Blend: A Unified Data Discovery System
Mahdi Esmailoghli, Christoph Schnell, Renée J. Miller, Ziawasch Abedjan
TL;DR
Blend introduces a unified data discovery system that enables declarative composition of keyword, join, union, and correlation discovery through a minimal, in-DB AllTables index and a rule- and ML-based plan optimizer. It defines atomic Seeker and Combiner operators, a lightweight discovery language, and a plan-rewriting strategy to push work into the database, achieving faster, more scalable complex pipelines compared to ad-hoc baselines. The approach is validated across diverse data lakes and tasks, showing substantial runtime improvements, reduced code complexity, and effective optimization behavior, with a user study indicating strong practitioner demand for such declarative, optimized pipelines. The work highlights practical impact for accelerating data discovery in large-scale data lakes and outlines future directions toward semantic discovery and embedded vector indexing.
Abstract
Most research on data discovery has so far focused on improving individual discovery operators such as join, correlation, or union discovery. However, in practice, a combination of these techniques and their corresponding indexes may be necessary to support arbitrary discovery tasks. We propose BLEND, a comprehensive data discovery system that supports existing operators and enables their flexible pipelining.

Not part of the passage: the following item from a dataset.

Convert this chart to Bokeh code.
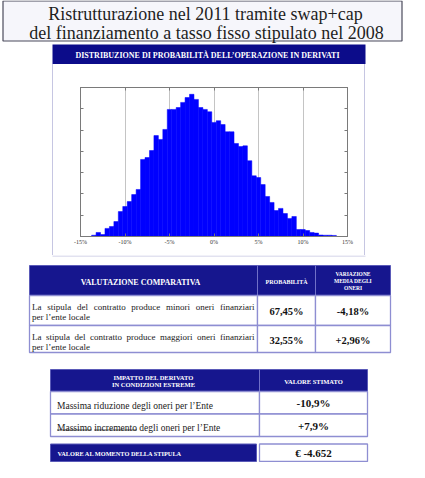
from bokeh.plotting import figure
from bokeh.layouts import column, row
from bokeh.models import Range1d, FixedTicker, LinearAxis, Spacer
from bokeh.core.properties import value
from bokeh.embed import file_html
from bokeh.resources import INLINE

# ------------------------------------------------------------------ data
title_lines = ["Ristrutturazione nel 2011 tramite swap+cap",
               "del finanziamento a tasso fisso stipulato nel 2008"]
panel_title = "DISTRIBUZIONE DI PROBABILITÀ  DELL’OPERAZIONE IN DERIVATI"

bin_width = 0.5
bin_centers = [-13.5, -13.0, -12.5, -12.0, -11.5, -11.0, -10.5, -10.0, -9.5, -9.0,
               -8.5, -8.0, -7.5, -7.0, -6.5, -6.0, -5.5, -5.0, -4.5, -4.0,
               -3.5, -3.0, -2.5, -2.0, -1.5, -1.0, -0.5, 0.0, 0.5, 1.0,
               1.5, 2.0, 2.5, 3.0, 3.5, 4.0, 4.5, 5.0, 5.5, 6.0,
               6.5, 7.0, 7.5, 8.0, 8.5, 9.0, 9.5, 10.0, 10.5, 11.0,
               11.5, 12.0, 12.5, 13.0, 13.5]
bin_counts = [6, 19, 9, 38, 47, 70, 117, 141, 164, 197,
              221, 362, 371, 404, 474, 456, 503, 597, 597, 606,
              630, 653, 668, 644, 606, 597, 586, 536, 544, 526,
              492, 492, 437, 423, 426, 356, 285, 277, 244, 188,
              160, 122, 132, 108, 85, 94, 33, 33, 28, 19,
              16, 7, 6, 6, 5]
x_ticks = [-15, -10, -5, 0, 5, 10, 15]
x_tick_labels = ["-15%", "-10%", "-5%", "0%", "5%", "10%", "15%"]
y_ticks = [0, 100, 200, 300, 400, 500, 600, 700]

cmp_header = "VALUTAZIONE COMPARATIVA"
cmp_prob_header = "PROBABILITÀ"
cmp_var_header = ["VARIAZIONE", "MEDIA DEGLI", "ONERI"]
cmp_rows = [("La stipula del contratto produce minori oneri finanziari", "per l’ente locale"),
            ("La stipula del contratto produce maggiori oneri finanziari", "per l’ente locale")]
cmp_prob = ["67,45%", "32,55%"]
cmp_var = ["-4,18%", "+2,96%"]

ext_header = ["IMPATTO DEL DERIVATO", "IN CONDIZIONI ESTREME"]
ext_value_header = "VALORE STIMATO"
ext_rows = ["Massima riduzione degli oneri per l’Ente",
            "Massimo incremento degli oneri per l’Ente"]
ext_underlined = [[], ["Massimo", "incremento"]]
ext_values = ["-10,9%", "+7,9%"]
stipula_label = "VALORE AL MOMENTO DELLA STIPULA"
stipula_value = "€ -4.652"

# ------------------------------------------------------------------ style
SERIF = value("Liberation Serif")
NAVY = "#0c0c8a"
NAVY_T = "#16168e"
CELL_LINE = "#8e8ed2"
PANEL_LINE = "#c6c6e2"
TXT = "#1a1a1a"
BAR = "#0000ff"

# Times / Liberation Serif regular advance widths (per 1000 em), used for layout
TNR = {' ': 250, '’': 333, "'": 180, '+': 564, ',': 250, '-': 333, '.': 250, '%': 833,
       'A': 722, 'B': 667, 'C': 667, 'D': 722, 'E': 611, 'F': 556, 'G': 722, 'H': 722,
       'I': 333, 'L': 611, 'M': 889, 'N': 722, 'O': 722, 'P': 556, 'R': 667, 'S': 556,
       'T': 611, 'U': 722, 'V': 722, 'Z': 611,
       'a': 444, 'b': 500, 'c': 444, 'd': 500, 'e': 444, 'f': 333, 'g': 500, 'h': 500,
       'i': 278, 'j': 278, 'k': 500, 'l': 278, 'm': 778, 'n': 500, 'o': 500, 'p': 500,
       'q': 500, 'r': 333, 's': 389, 't': 278, 'u': 500, 'v': 500, 'w': 722, 'x': 500,
       'y': 500, 'z': 444}


def text_w(s, size):
    return sum(TNR.get(c, 500) for c in s) * size / 1000.0


def canvas(w, h, x0, y0):
    p = figure(width=w, height=h, x_range=Range1d(x0, x0 + w), y_range=Range1d(y0 + h, y0),
               x_axis_type=None, y_axis_type=None, output_backend="svg",
               toolbar_location=None, min_border=0)
    p.outline_line_color = None
    p.background_fill_color = "white"
    p.border_fill_color = "white"
    return p


def txt(p, x, y, s, size, color=TXT, bold=False, align="center", baseline="middle"):
    p.text(x=[x], y=[y], text=[s], text_font=SERIF, text_font_size=f"{size}px",
           text_color=color, text_font_style="bold" if bold else "normal",
           text_align=align, text_baseline=baseline)


def box(p, l, r, t, b, fill, line=None, lw=1.0):
    p.quad(left=[l], right=[r], top=[t], bottom=[b], fill_color=fill,
           line_color=line, line_width=lw)


def justified(p, x0, x1, y, s, size):
    words = s.split(" ")
    widths = [text_w(wd, size) for wd in words]
    gap = (x1 - x0 - sum(widths)) / (len(words) - 1)
    x = x0
    for wd, ww in zip(words, widths):
        txt(p, x, y, wd, size, align="left", baseline="alphabetic")
        x += ww + gap


# ------------------------------------------------------------------ top: title + panel header
top = canvas(409, 64, 8, 8)
box(top, 10.5, 409.5, 8.5, 48.5, "#f6f6fb", "#4b4b5c", 1.2)
txt(top, 213, 21, title_lines[0], 18, color="#1e1e1e", baseline="alphabetic")
txt(top, 214, 40.5, title_lines[1], 18, color="#1e1e1e", baseline="alphabetic")
box(top, 60, 373, 52, 72, NAVY)
txt(top, 216, 62.5, panel_title, 8, color="white", bold=True)

# ------------------------------------------------------------------ histogram
hist = figure(width=311, height=191, x_range=Range1d(-15, 15), y_range=Range1d(0, 700),
              output_backend="svg", toolbar_location=None,
              min_border_left=27, min_border_right=17, min_border_top=23, min_border_bottom=19)
hist.vbar(x=bin_centers, width=bin_width, top=bin_counts, bottom=0,
          fill_color=BAR, line_color=BAR, line_width=0.5)
hist.add_layout(LinearAxis(), "above")
hist.add_layout(LinearAxis(), "right")
for ax in hist.xaxis:
    ax.ticker = FixedTicker(ticks=x_ticks)
for ax in hist.yaxis:
    ax.ticker = FixedTicker(ticks=y_ticks)
for ax in hist.axis:
    ax.axis_line_color = "#7a7a7a"
    ax.major_tick_line_color = "#7a7a7a"
    ax.major_tick_in = 3
    ax.major_tick_out = 0
    ax.minor_tick_line_color = None
    ax.major_label_text_font_size = "0px"
    ax.major_label_standoff = 0
bx = hist.below[0]
bx.major_label_overrides = {t: l for t, l in zip(x_ticks, x_tick_labels)}
bx.major_label_text_font_size = "6px"
bx.major_label_text_font = "Liberation Serif"
bx.major_label_text_color = "#333333"
bx.major_label_standoff = 2
hist.xgrid.ticker = FixedTicker(ticks=x_ticks)
hist.xgrid.grid_line_color = "#c4c4c4"
hist.ygrid.grid_line_color = None
hist.outline_line_color = "#7a7a7a"

# ------------------------------------------------------------------ tables
tab = canvas(409, 207, 8, 263)
tab.segment(x0=[60], y0=[263.5], x1=[373], y1=[263.5], line_color=PANEL_LINE, line_width=1)

# table 1: valutazione comparativa
c1 = [37, 265, 323, 398]
r1 = [303, 333, 360]
box(tab, c1[0], c1[-1], 273, r1[0], NAVY_T, "#5a5ab8", 1)
tab.segment(x0=c1[1:3], y0=[273, 273], x1=c1[1:3], y1=[r1[0], r1[0]],
            line_color="#7070c8", line_width=1)
tab.quad(left=[c1[i] for _ in range(2) for i in range(3)],
         right=[c1[i + 1] for _ in range(2) for i in range(3)],
         top=[r1[j] for j in range(2) for _ in range(3)],
         bottom=[r1[j + 1] for j in range(2) for _ in range(3)],
         fill_color="white", line_color=CELL_LINE, line_width=1.3)
txt(tab, 148, 289.5, cmp_header, 8, color="white", bold=True)
txt(tab, 294, 289.5, cmp_prob_header, 6, color="white", bold=True)
for k, s in enumerate(cmp_var_header):
    txt(tab, 360.5, 281 + 7.2 * k, s, 5.5, color="white", bold=True)
for j, (l1, l2) in enumerate(cmp_rows):
    ytop = r1[j]
    justified(tab, 39.5, 262, ytop + 11.5, l1, 9)
    txt(tab, 39.5, ytop + 21.5, l2, 9, align="left", baseline="alphabetic")
    ymid = (r1[j] + r1[j + 1]) / 2
    txt(tab, 294, ymid + 1, cmp_prob[j], 10.5, color="#111111", bold=True)
    txt(tab, 360.5, ymid + 1, cmp_var[j], 10.5, color="#111111", bold=True)

# table 2: impatto in condizioni estreme
c2 = [58, 267, 375]
r2 = [399, 421.5, 444]
box(tab, c2[0], c2[-1], 377, r2[0], NAVY_T, "#5a5ab8", 1)
tab.segment(x0=[c2[1]], y0=[377], x1=[c2[1]], y1=[r2[0]], line_color="#7070c8", line_width=1)
tab.quad(left=[c2[i] for _ in range(2) for i in range(2)],
         right=[c2[i + 1] for _ in range(2) for i in range(2)],
         top=[r2[j] for j in range(2) for _ in range(2)],
         bottom=[r2[j + 1] for j in range(2) for _ in range(2)],
         fill_color="white", line_color=CELL_LINE, line_width=1.3)
txt(tab, 161, 384.5, ext_header[0], 6.5, color="white", bold=True)
txt(tab, 161, 392, ext_header[1], 6.5, color="white", bold=True)
txt(tab, 321, 388.5, ext_value_header, 6.5, color="white", bold=True)
for j, s in enumerate(ext_rows):
    ymid = (r2[j] + r2[j + 1]) / 2
    base = ymid + 3.2
    txt(tab, 64.5, base, s, 9.5, align="left", baseline="alphabetic")
    x = 64.5
    for wd in s.split(" "):
        ww = text_w(wd, 9.5)
        if wd in ext_underlined[j]:
            tab.segment(x0=[x], y0=[base + 1.5], x1=[x + ww], y1=[base + 1.5],
                        line_color=TXT, line_width=0.7)
        x += ww + text_w(" ", 9.5)
    txt(tab, 321, ymid + 0.5, ext_values[j], 11, color="#111111", bold=True)

# valore al momento della stipula
box(tab, 58, 264, 451.5, 469, NAVY_T, "#5a5ab8", 1)
box(tab, 267, 375, 451.5, 469, "white", CELL_LINE, 1.3)
txt(tab, 65, 460.5, stipula_label, 6.3, color="white", bold=True, align="left")
txt(tab, 321, 460.5, stipula_value, 11, color="#111111", bold=True)

edge = {"background-color": PANEL_LINE}
layout = column(top,
                row(Spacer(width=52, height=191),
                    Spacer(width=1, height=191, styles=edge),
                    hist,
                    Spacer(width=1, height=191, styles=edge),
                    Spacer(width=44, height=191)),
                tab)

open("out.html", "w").write(file_html(layout, INLINE))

BLEND is based on a set of lower-level operators that serve as fundamental building blocks for more complex and sophisticated user tasks. To reduce the execution runtime of discovery pipelines, we propose a unified index structure and a rule-based optimizer that rewrites SQL statements into low-level operators when possible. We show the superior flexibility and efficiency of our system compared to ad-hoc discovery pipelines and stand-alone solutions.